Pois é: sabemos que é paradoxal a regra “não há regra sem exceção” (se toda a regra tem exceção, então essa regra tem de ter uma exceção, que é a regra sem exceção, pelo que nem toda a regra tem exceção), mas continuamos, nem que excecionalmente, a aceitar como regras regras com exceções, não é verdade?
Nisto de regra e exceção, há, por regra, alguma confusão. Muitas vezes, a confusão advém de a palavra regra ter dois significados (ou mais, mas que não importam nesta discussão), conforme se aplique ao que as coisas são (as leis da Física, por exemplo) ou ao que as coisas devem ser (por exemplo, o Código Civil).
Na discussão sobre língua, para puxar a brasa à minha sardinha, uma coisa são as regras que constatamos ao estudar a capacidade humana da linguagem e cada uma das línguas particulares em que esta capacidade se organiza e manifesta, e outra coisa diferente é a norma ou normas linguísticas vigentes numa determinada sociedade. Quando digo que, no português europeu, a marca de plural toma a forma /ʃ/, /ʒ/ ou /z/ consoante o som que se lhe segue, estou a enunciar uma regra do primeiro tipo (leiam respetivamente ch, j e z, se vos atrapalham estes símbolos fonéticos e, se vos parecer estranho, atentem em como pronunciam o s a negrito em “as casas castanhas”, “as casas brancas” e “as casas azuis”). Mas, se alguém disser, por exemplo “não se deve dizer «pode-se dizer», deve dizer-se «pode dizer-se»” está a propor uma (discutível) regra do segundo tipo.
Quando se diz que uma regra referente ao mundo natural tem exceções, isso significa, em princípio, que essa regra não é uma verdadeira regra, mas sim uma pseudorregra simplificada – porque não se conhece a verdadeira regra ou por razões didáticas, por exemplo. Quando se diz que uma regra moral (em sentido lato, incluindo as leis) tem exceções, estamos a constatar que há quem não a respeite ou a acrescentar uma adenda à regra, uma regra suplementar: “esta regra pode não se respeitar nas seguintes condições:..”

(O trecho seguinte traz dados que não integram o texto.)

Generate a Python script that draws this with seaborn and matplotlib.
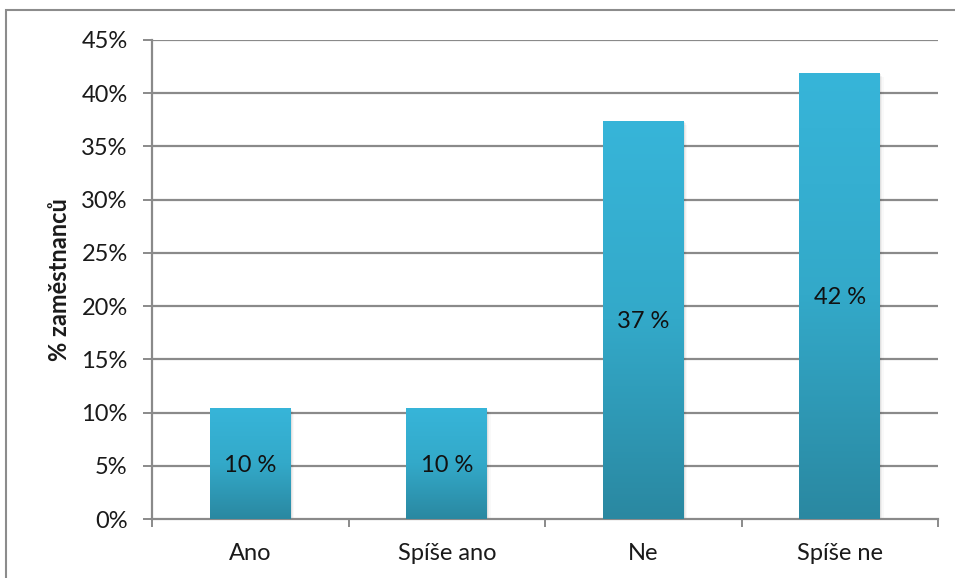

A célebre máxima “as leis existem para ser violadas” não passa, ainda assim, a ter valor de verdade quando se constatam que existem, na maior parte dos casos, adendas às regras, que se percebem como exceções ou simplesmente desrespeito pontual das mesmas regras, pelos mais variados motivos. Ser violada não é finalidade de regra nenhuma nem seu constituinte necessário, é apenas um acidente extremamente frequente – se me perdoam a disparatada cacofonia…
Parece-me claro que, para a maior parte das regras – mesmo para as leis escritas –, se pressupõe, ou deveria pressupor-se, que deve ser o bom senso a imperar na sua aplicação. Eu, por exemplo, tenho para mim que a regra de não atravessar a rua quanto o sinal está vermelho só se deve de facto respeitar quando se verifica pelo menos uma de três condições: i) haver crianças por perto ou outras pessoas que ainda estão a aprender a interiorizar a regra, porque senão aprendem o que não devem; ii) haver veículos a circular na faixa de rodagem, porque senão pode ser-se atropelado ou causar acidente; e iii) haver por perto algum agente da autoridade, porque senão pode ser-se multado ou punido de outra forma. De resto, não há razão para não atravessar.
Como dizia uma amiga minha, se é importante, ao educar uma criança, ser firme na imposição de regras (para a criança interiorizar o conceito de regra e, em certos casos, para aprender as regras em questão; e ainda, numa perspetiva mais imediata, para facilitar a vida aos educadores e à própria criança), também é importante abrir uma por outra vez exceções às regras impostas, para a criança aprender que uma regra não deixa de o ser quando é esporadicamente desrespeitada.